_EXERCISE DIRECTIONS_
Copy out the listing that follows, exactly, without its pictures.

_DATA_
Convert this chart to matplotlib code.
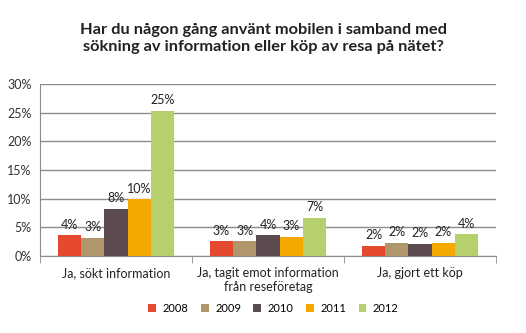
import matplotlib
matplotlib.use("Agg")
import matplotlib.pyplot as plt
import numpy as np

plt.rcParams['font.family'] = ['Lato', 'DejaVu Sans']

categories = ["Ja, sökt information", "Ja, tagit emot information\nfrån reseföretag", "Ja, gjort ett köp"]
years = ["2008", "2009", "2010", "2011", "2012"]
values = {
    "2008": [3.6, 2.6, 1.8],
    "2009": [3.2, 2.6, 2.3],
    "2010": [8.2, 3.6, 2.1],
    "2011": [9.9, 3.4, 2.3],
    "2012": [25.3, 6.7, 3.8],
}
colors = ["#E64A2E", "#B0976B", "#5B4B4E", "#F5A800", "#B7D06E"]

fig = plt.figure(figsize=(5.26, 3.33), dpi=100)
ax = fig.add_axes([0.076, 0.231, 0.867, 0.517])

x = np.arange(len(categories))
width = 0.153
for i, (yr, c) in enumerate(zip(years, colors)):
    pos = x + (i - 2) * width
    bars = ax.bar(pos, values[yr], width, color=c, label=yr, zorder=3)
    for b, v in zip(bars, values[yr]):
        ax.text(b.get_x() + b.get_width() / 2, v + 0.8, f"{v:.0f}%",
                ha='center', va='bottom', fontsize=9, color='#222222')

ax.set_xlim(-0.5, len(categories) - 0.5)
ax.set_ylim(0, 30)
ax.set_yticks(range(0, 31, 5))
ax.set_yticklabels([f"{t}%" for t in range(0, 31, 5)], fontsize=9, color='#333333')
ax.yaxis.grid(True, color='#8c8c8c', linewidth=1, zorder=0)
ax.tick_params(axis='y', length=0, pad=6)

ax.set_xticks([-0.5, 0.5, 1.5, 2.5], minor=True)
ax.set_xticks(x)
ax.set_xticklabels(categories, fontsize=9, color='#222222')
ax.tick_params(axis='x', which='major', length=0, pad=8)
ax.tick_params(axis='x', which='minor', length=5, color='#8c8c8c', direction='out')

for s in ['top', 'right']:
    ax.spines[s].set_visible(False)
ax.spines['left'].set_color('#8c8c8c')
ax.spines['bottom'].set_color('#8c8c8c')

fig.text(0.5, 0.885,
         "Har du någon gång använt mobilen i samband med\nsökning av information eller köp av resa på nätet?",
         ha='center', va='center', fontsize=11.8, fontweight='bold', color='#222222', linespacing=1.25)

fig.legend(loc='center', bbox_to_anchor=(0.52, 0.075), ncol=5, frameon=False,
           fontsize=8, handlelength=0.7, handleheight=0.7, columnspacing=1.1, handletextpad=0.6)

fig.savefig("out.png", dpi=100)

_IN RESPONSE_
Convert this chart to matplotlib code.
import matplotlib
matplotlib.use("Agg")
import matplotlib.pyplot as plt
import numpy as np

plt.rcParams['font.family'] = ['Lato', 'DejaVu Sans']

categories = ["Ja, sökt information", "Ja, tagit emot information\nfrån reseföretag", "Ja, gjort ett köp"]
years = ["2008", "2009", "2010", "2011", "2012"]
values = {
    "2008": [3.6, 2.6, 1.8],
    "2009": [3.2, 2.6, 2.3],
    "2010": [8.2, 3.6, 2.1],
    "2011": [9.9, 3.4, 2.3],
    "2012": [25.3, 6.7, 3.8],
}
colors = ["#E64A2E", "#B0976B", "#5B4B4E", "#F5A800", "#B7D06E"]

fig = plt.figure(figsize=(5.26, 3.33), dpi=100)
ax = fig.add_axes([0.076, 0.231, 0.867, 0.517])

x = np.arange(len(categories))
width = 0.153
for i, (yr, c) in enumerate(zip(years, colors)):
    pos = x + (i - 2) * width
    bars = ax.bar(pos, values[yr], width, color=c, label=yr, zorder=3)
    for b, v in zip(bars, values[yr]):
        ax.text(b.get_x() + b.get_width() / 2, v + 0.8, f"{v:.0f}%",
                ha='center', va='bottom', fontsize=9, color='#222222')

ax.set_xlim(-0.5, len(categories) - 0.5)
ax.set_ylim(0, 30)
ax.set_yticks(range(0, 31, 5))
ax.set_yticklabels([f"{t}%" for t in range(0, 31, 5)], fontsize=9, color='#333333')
ax.yaxis.grid(True, color='#8c8c8c', linewidth=1, zorder=0)
ax.tick_params(axis='y', length=0, pad=6)

ax.set_xticks([-0.5, 0.5, 1.5, 2.5], minor=True)
ax.set_xticks(x)
ax.set_xticklabels(categories, fontsize=9, color='#222222')
ax.tick_params(axis='x', which='major', length=0, pad=8)
ax.tick_params(axis='x', which='minor', length=5, color='#8c8c8c', direction='out')

for s in ['top', 'right']:
    ax.spines[s].set_visible(False)
ax.spines['left'].set_color('#8c8c8c')
ax.spines['bottom'].set_color('#8c8c8c')

fig.text(0.5, 0.885,
         "Har du någon gång använt mobilen i samband med\nsökning av information eller köp av resa på nätet?",
         ha='center', va='center', fontsize=11.8, fontweight='bold', color='#222222', linespacing=1.25)

fig.legend(loc='center', bbox_to_anchor=(0.52, 0.075), ncol=5, frameon=False,
           fontsize=8, handlelength=0.7, handleheight=0.7, columnspacing=1.1, handletextpad=0.6)

fig.savefig("out.png", dpi=100)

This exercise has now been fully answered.